While the panels examine the theme from the four perspectives described above, there will also be special sessions and side events that will complement them:

  • A special event discussing “Ethics: the Philosophic Approaches to Agreeing to Disagree” comprising a panel of scholars representing the Islamic, Western, Chinese and Indian traditions of philosophy.

  • A special panel discussion on “Women in Society and Business: Progress, Stagnation or Regression?

  • An evening session: “Finding Harmony in Paradox” – learning from Art, which is an exercise of bringing together contradicting views and harmonizing them into something of beauty, or at least poignancy (a special event on Monday evening).


These are the issues and questions that will provide focus to the discussions and events during the Khazanah Megatrends Forum 2013. As the world continues playing this Game with leading Old Players and rising New Players, it is especially critical for the smaller New Players, such as Malaysia, to develop their own answers to these questions. The discussions and deliberations over the two days of KMF 2013 will contribute towards helping the various stakeholders of Malaysia – a smaller but significant New Player, with her markets, firms, society and people – to develop strategies and ideas in the face of this unfolding transition. May these strategies and ideas aid Malaysia in achieving her goals of becoming a high-income, fully inclusive and sustainable nation by the year 2020 and beyond.

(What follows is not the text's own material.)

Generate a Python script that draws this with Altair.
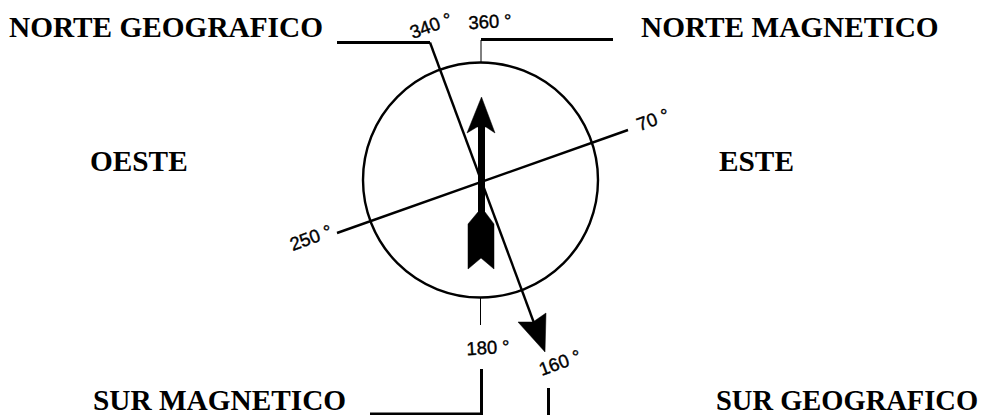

1 To be clear, like many paradoxes, this paradox can be explained. Zeno was limited by a lack of understanding of the concept of infinity. In Zeno‟s provision, Achilles has to cover infinitely many distances in a finite amount of time, hence the paradox. However, if time is also infinite, given that Achilles is faster than the tortoise, depending on the distance of the race and the head start given to the tortoise, Achilles will eventually catch up to and overtake the tortoise.